Write the data out again exactly, dropping any images it holds.

______

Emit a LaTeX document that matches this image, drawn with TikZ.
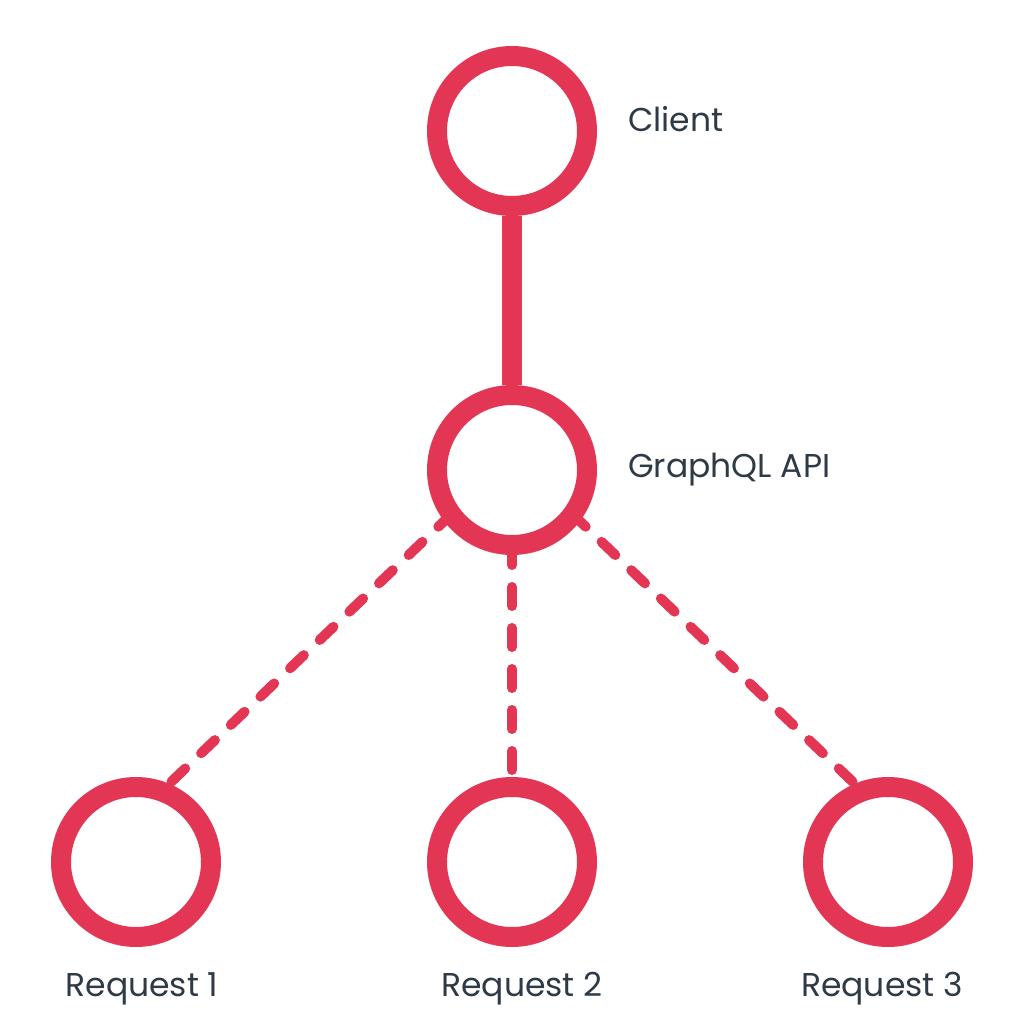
\documentclass[tikz,border=0pt]{standalone}
\usepackage{fontspec}
\setmainfont{Poppins}
\usetikzlibrary{positioning}
\definecolor{ringred}{HTML}{E33554}
\definecolor{labelgray}{HTML}{2E3A46}

\begin{document}
\begin{tikzpicture}[
  ring/.style={circle, draw=ringred, fill=white, line width=20pt,
               minimum size=150pt, inner sep=0pt},
  lbl/.style={text=labelgray, font=\fontsize{33}{40}\selectfont,
              inner sep=0pt, text height=24pt, text depth=0pt},
  link/.style={draw=ringred, line width=20pt},
  call/.style={draw=ringred, line width=10pt, line cap=round,
               dash pattern=on 19pt off 22pt}]
  \useasboundingbox (-512pt,131pt) rectangle (512pt,-893pt);
  % client and api (middle column)
  \node[ring] (client) {};
  \node[ring, below=169pt of client] (api) {};
  % requests (bottom row)
  \node[ring, below=222pt of api] (req2) {};
  \node[ring, left=206pt of req2] (req1) {};
  \node[ring, right=206pt of req2] (req3) {};
  % labels
  \node[lbl, right=31pt of client, yshift=11pt] (clientlbl) {Client};
  \node[lbl, right=31pt of api, yshift=5pt] (apilbl) {GraphQL API};
  \node[lbl, below=25pt of req1, xshift=6pt] (req1lbl) {Request 1};
  \node[lbl, below=25pt of req2, xshift=10pt] (req2lbl) {Request 2};
  \node[lbl, below=25pt of req3, xshift=-6pt] (req3lbl) {Request 3};
  % edges
  \draw[link] (client) -- (api);
  \draw[call, dash phase=11pt] (api.-143) -- (req1.67);
  \draw[call, dash phase=9pt] (api) -- (req2);
  \draw[call, dash phase=11pt] (api.-37) -- (req3.113);
\end{tikzpicture}
\end{document}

______

TASK RESPONSE:
Emit a LaTeX document that matches this image, drawn with TikZ.
\documentclass[tikz,border=0pt]{standalone}
\usepackage{fontspec}
\setmainfont{Poppins}
\usetikzlibrary{positioning}
\definecolor{ringred}{HTML}{E33554}
\definecolor{labelgray}{HTML}{2E3A46}

\begin{document}
\begin{tikzpicture}[
  ring/.style={circle, draw=ringred, fill=white, line width=20pt,
               minimum size=150pt, inner sep=0pt},
  lbl/.style={text=labelgray, font=\fontsize{33}{40}\selectfont,
              inner sep=0pt, text height=24pt, text depth=0pt},
  link/.style={draw=ringred, line width=20pt},
  call/.style={draw=ringred, line width=10pt, line cap=round,
               dash pattern=on 19pt off 22pt}]
  \useasboundingbox (-512pt,131pt) rectangle (512pt,-893pt);
  % client and api (middle column)
  \node[ring] (client) {};
  \node[ring, below=169pt of client] (api) {};
  % requests (bottom row)
  \node[ring, below=222pt of api] (req2) {};
  \node[ring, left=206pt of req2] (req1) {};
  \node[ring, right=206pt of req2] (req3) {};
  % labels
  \node[lbl, right=31pt of client, yshift=11pt] (clientlbl) {Client};
  \node[lbl, right=31pt of api, yshift=5pt] (apilbl) {GraphQL API};
  \node[lbl, below=25pt of req1, xshift=6pt] (req1lbl) {Request 1};
  \node[lbl, below=25pt of req2, xshift=10pt] (req2lbl) {Request 2};
  \node[lbl, below=25pt of req3, xshift=-6pt] (req3lbl) {Request 3};
  % edges
  \draw[link] (client) -- (api);
  \draw[call, dash phase=11pt] (api.-143) -- (req1.67);
  \draw[call, dash phase=9pt] (api) -- (req2);
  \draw[call, dash phase=11pt] (api.-37) -- (req3.113);
\end{tikzpicture}
\end{document}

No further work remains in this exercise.